Sentamo-nos em zazen para nada!
A prática da meditação pelo método “Shikantaza” ensinado pelo Mestre Dōgen quer dizer literalmente “nada além de se sentar”.
Shikantaza!
Parece até uma provocação.
Meus neurônios se inquietam automaticamente e encontro como resposta um dilema, uma contradição, o que me intriga e penso:
Como assim fazer zazen para nada?
Os homens precisam de um motivo para fazer qualquer ação, das mais ousadas como construir cidades e monumentos até as mais banais como escovar os dentes de manhã.
Ninguém faz ou deixa de fazer nada sem motivo algum.
Isso é o que diferencia os seres humanos dos demais animais raciocinamos, damos lógica às coisas e ao mundo ao nosso redor.
Acredito que o Mestre Dōgen quis dizer que qualquer motivação lógica que o homem dê não é o sentido real para se fazer zazen. O zazen derruba o mundo ilusório construído pelo praticante e transcende a existência finita e limitada de um ego.
Busco como referência o Sutra do Coração e da Sabedoria Perfeita em que é dito “forma é vazio e vazio é forma”.
Cada vez que tentamos explicar o Dharma, acabamos por limita-lo.
Cada praticante tem uma experiência de vida diferente dos demais. Todas as coisas do universo são únicas e impermanentes. Tudo o que tentamos definir já se transformou.
A bagagem de se possuir uma história é muito pesada e ao longo do caminho da prática é necessário abandonar o que trouxemos conosco durante a jornada, até mesmo o motivo inicial de estarmos nesta trilha de autoconhecimento.
No início, interessei-me por seguir o Dharma de Buddha, pois queria parar de sofrer com minha depressão e ansiedade.
Hoje, um pouco mais esclarecida, entendo que o caminho do Tathāgata não é algo que se define apenas ao que eu sinto, às minhas dores e ao meu passado, presente e futuro. É muito mais do que eu. Tem a ver com tudo, com todos.

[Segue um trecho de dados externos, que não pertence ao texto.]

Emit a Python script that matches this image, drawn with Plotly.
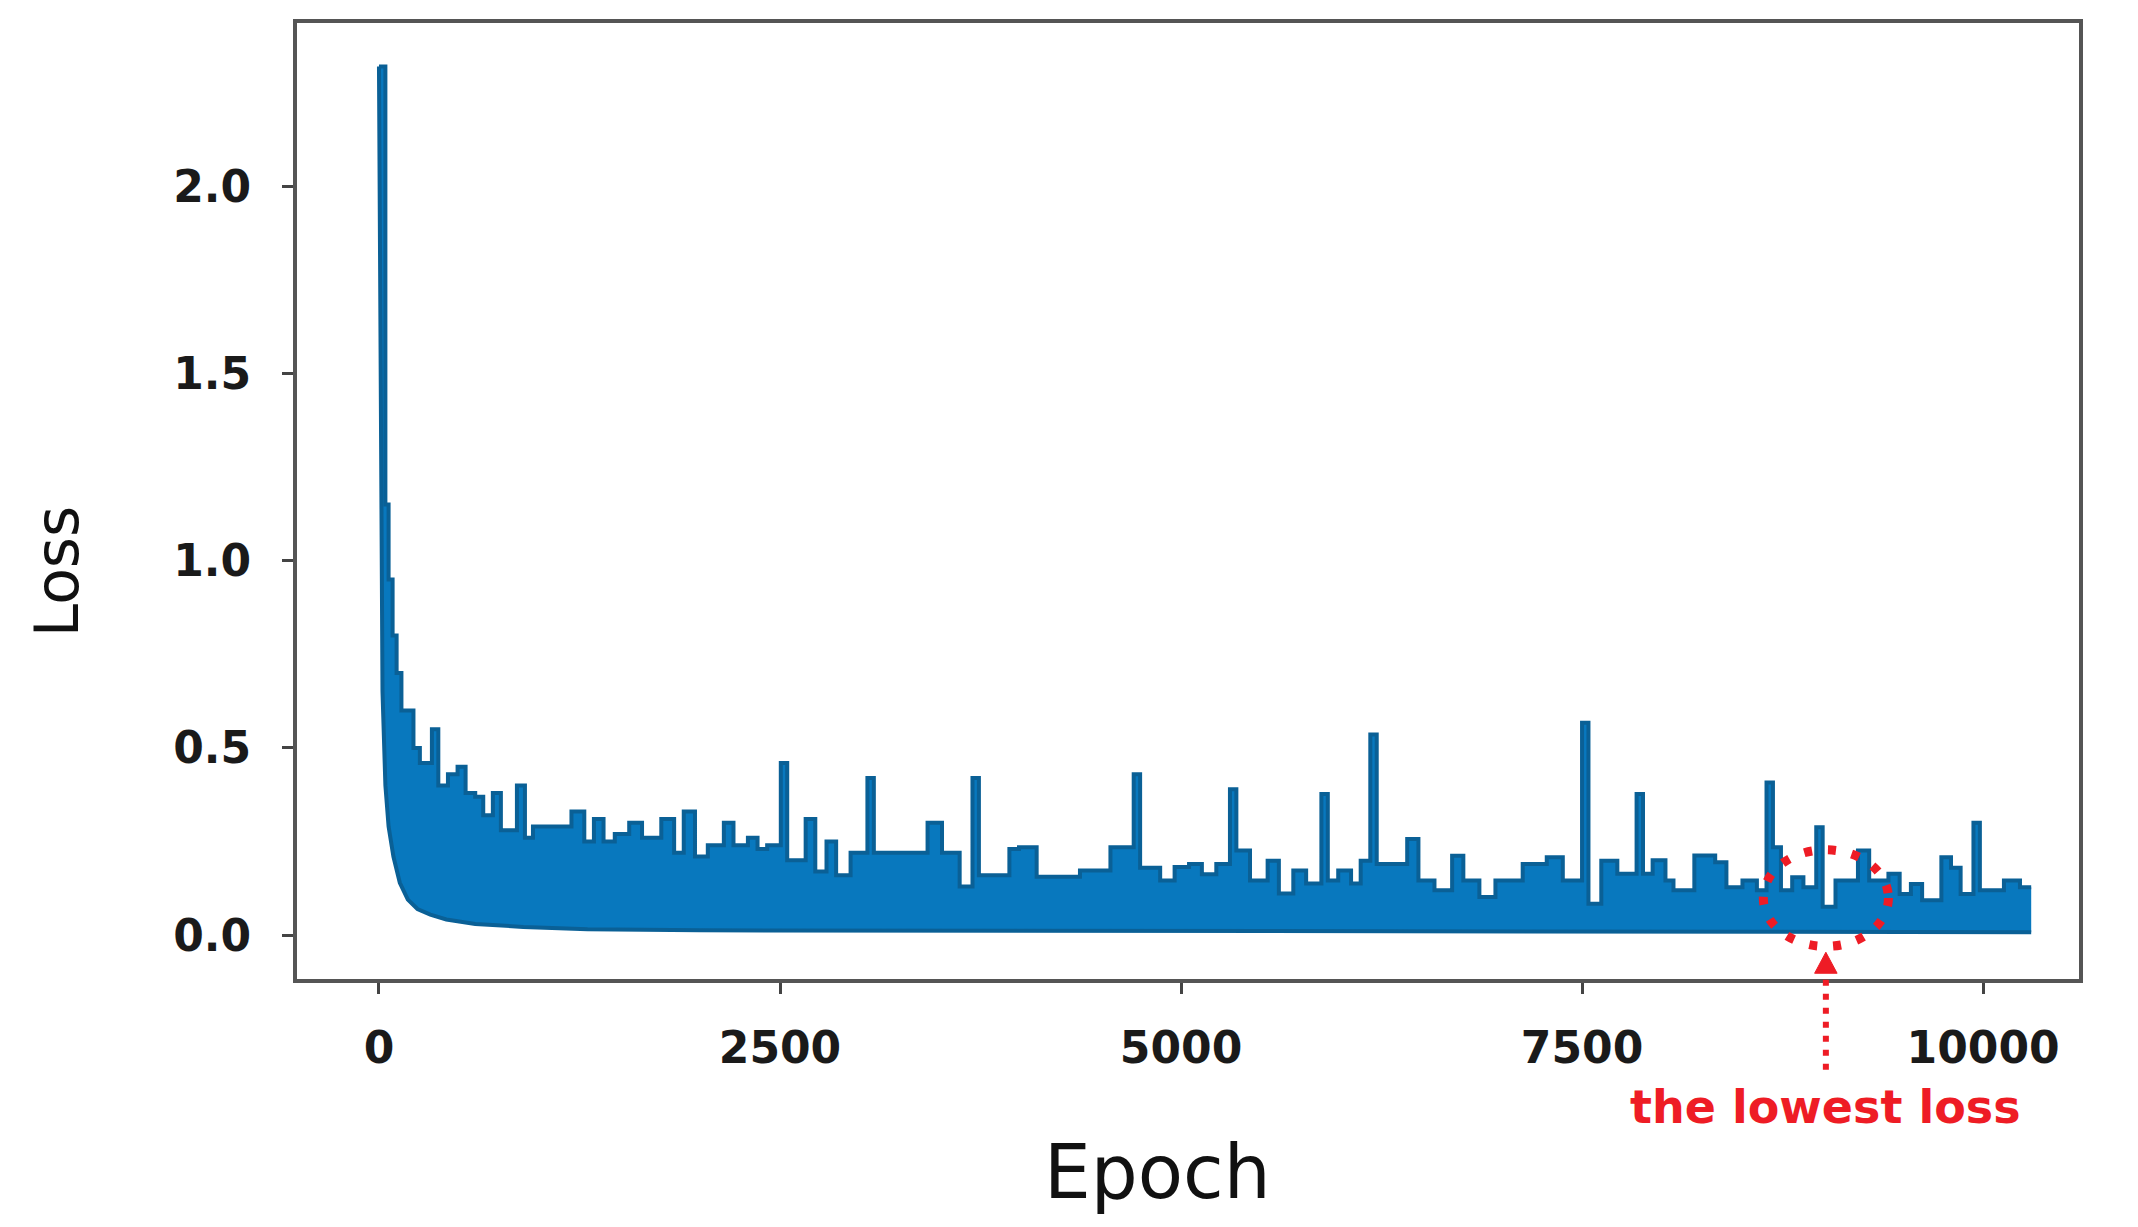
import plotly.graph_objects as go

# loss curve: upper edge (max loss per step) and lower edge (min loss)
upper_epoch = [0, 40, 60, 85, 110, 140, 215, 255, 330, 370, 430, 490, 540, 600, 650, 710, 760, 860, 910,
               960, 1200, 1280, 1340, 1400, 1470, 1560, 1640, 1760, 1840, 1900, 1970, 2050, 2150, 2210,
               2300, 2360, 2420, 2505, 2545, 2660, 2720, 2790, 2850, 2940, 3045, 3085, 3420, 3510, 3620,
               3700, 3740, 3930, 3990, 4100, 4370, 4560, 4705, 4745, 4870, 4960, 5050, 5130, 5220, 5305,
               5345, 5430, 5540, 5610, 5700, 5780, 5875, 5915, 5980, 6060, 6120, 6180, 6220, 6410, 6480,
               6580, 6690, 6760, 6860, 6960, 7130, 7280, 7380, 7500, 7540, 7620, 7720, 7840, 7880, 7940,
               8020, 8070, 8200, 8330, 8400, 8500, 8590, 8650, 8690, 8740, 8810, 8880, 8960, 9000, 9080,
               9220, 9290, 9410, 9480, 9550, 9620, 9740, 9800, 9860, 9940, 9980, 10130, 10230, 10300]
upper_loss = [2.32, 1.15, 0.95, 0.80, 0.70, 0.60, 0.50, 0.46, 0.55, 0.40, 0.43, 0.45, 0.38, 0.37, 0.32, 0.38,
              0.28, 0.40, 0.26, 0.29, 0.33, 0.25, 0.31, 0.25, 0.27, 0.30, 0.26, 0.31, 0.22, 0.33, 0.21,
              0.24, 0.30, 0.24, 0.26, 0.23, 0.24, 0.46, 0.20, 0.31, 0.17, 0.25, 0.16, 0.22, 0.42, 0.22,
              0.30, 0.22, 0.13, 0.42, 0.16, 0.23, 0.235, 0.156, 0.173, 0.235, 0.43, 0.18, 0.146, 0.182,
              0.19, 0.163, 0.19, 0.39, 0.226, 0.146, 0.199, 0.111, 0.173, 0.138, 0.377, 0.146, 0.173,
              0.138, 0.199, 0.536, 0.19, 0.257, 0.146, 0.12, 0.212, 0.146, 0.102, 0.146, 0.19, 0.208,
              0.146, 0.567, 0.084, 0.199, 0.164, 0.377, 0.164, 0.20, 0.146, 0.12, 0.213, 0.195, 0.128,
              0.146, 0.12, 0.408, 0.235, 0.12, 0.155, 0.128, 0.288, 0.076, 0.146, 0.226, 0.146, 0.164,
              0.11, 0.137, 0.093, 0.208, 0.18, 0.11, 0.30, 0.12, 0.146, 0.128, 0.128]
lower_epoch = [0, 10, 22, 40, 60, 90, 130, 180, 240, 320, 420, 600, 900, 1300, 2000, 10300]
lower_loss = [2.32, 1.4, 0.65, 0.40, 0.29, 0.21, 0.14, 0.095, 0.07, 0.055, 0.042, 0.03, 0.022, 0.016, 0.013, 0.008]

x_ticks = [0, 2500, 5000, 7500, 10000]
x_tick_labels = ['0', '2500', '5000', '7500', '10000']
y_ticks = [0.0, 0.5, 1.0, 1.5, 2.0]

# lowest loss marker
best_epoch = 9020

blue = 'rgb(8,120,190)'
edge = 'rgb(10,96,150)'
red = '#ee1c25'

fig = go.Figure()
fig.add_trace(go.Scatter(x=lower_epoch, y=lower_loss, mode='lines',
                         line=dict(color=edge, width=4), showlegend=False, hoverinfo='skip'))
fig.add_trace(go.Scatter(x=upper_epoch, y=upper_loss, mode='lines', line_shape='hv',
                         line=dict(color=edge, width=4), fill='tonexty', fillcolor=blue,
                         showlegend=False))

tick_font = dict(family='DejaVu Sans', size=44, color='#1a1a1a', weight='bold')
fig.update_xaxes(range=[-511, 10598], tickvals=x_ticks, ticktext=x_tick_labels, ticks='outside', ticklen=11,
                 tickwidth=3, tickcolor='#444', showline=True, linecolor='#555', linewidth=4, mirror=True,
                 showgrid=False, zeroline=False, tickfont=tick_font, ticklabelstandoff=16)
fig.update_yaxes(range=[-0.117, 2.436], tickvals=y_ticks, tickformat='.1f', ticks='outside', ticklen=11,
                 tickwidth=3, tickcolor='#444', showline=True, linecolor='#555', linewidth=4, mirror=True,
                 showgrid=False, zeroline=False, tickfont=tick_font, ticklabelstandoff=22)

# dotted circle around the lowest loss + dotted arrow + label
fig.add_shape(type='circle', xref='x', yref='y', x0=best_epoch - 390, x1=best_epoch + 390, y0=-0.03, y1=0.228,
              line=dict(color=red, width=9, dash='8px,16px'))
fig.add_shape(type='line', xref='x', yref='paper', x0=best_epoch, x1=best_epoch, y0=-0.095, y1=0.01,
              line=dict(color=red, width=6, dash='6px,8px'))
fig.add_shape(type='path', xref='x', yref='paper',
              path=f'M {best_epoch - 70},0.006 L {best_epoch + 70},0.006 L {best_epoch},0.028 Z',
              fillcolor=red, line=dict(color=red, width=1))
fig.add_annotation(x=best_epoch, y=-0.134, xref='x', yref='paper', text='the lowest loss', showarrow=False,
                   xanchor='center', yanchor='middle',
                   font=dict(family='DejaVu Sans', size=46, color=red, weight='bold'))

# axis titles
fig.add_annotation(x=0.483, y=-0.202, xref='paper', yref='paper', text='Epoch', showarrow=False,
                   xanchor='center', yanchor='middle',
                   font=dict(family='DejaVu Sans', size=74, color='#111'))
fig.add_annotation(x=-0.135, y=0.427, xref='paper', yref='paper', text='Loss', showarrow=False, textangle=-90,
                   xanchor='center', yanchor='middle',
                   font=dict(family='DejaVu Sans', size=60, color='#111'))

# the page body adds an 8px margin, so the figure is a bit smaller than the window
fig.update_layout(width=2122, height=1211, margin=dict(l=289, r=51, t=11, b=240),
                  plot_bgcolor='white', paper_bgcolor='white')

fig.write_html("out.html")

Hoje, nem tão esclarecida para conseguir me sentar em zazen para nada, busco a meditação como um refúgio confiando a direção nos mais experientes e nos professores.
Eu sinto que existe algo, mas que sou imatura ainda para compreender.
Volto ao Sutra do Coração, incluo seu verso final:
“gyatei gyatei haragyatei harasoogyatei boji sohaka”
“Indo além, mais além, do mais além.
Ele foi além, mais além do mais além,
Completamente exposto.
Despojado.
Despertado.
Livre.”
Não tem fim.
Sentamo-nos em zazen para nada!
Texto de Akemi Ishibashi. Praticante na Daissenji. Escola SotoZen.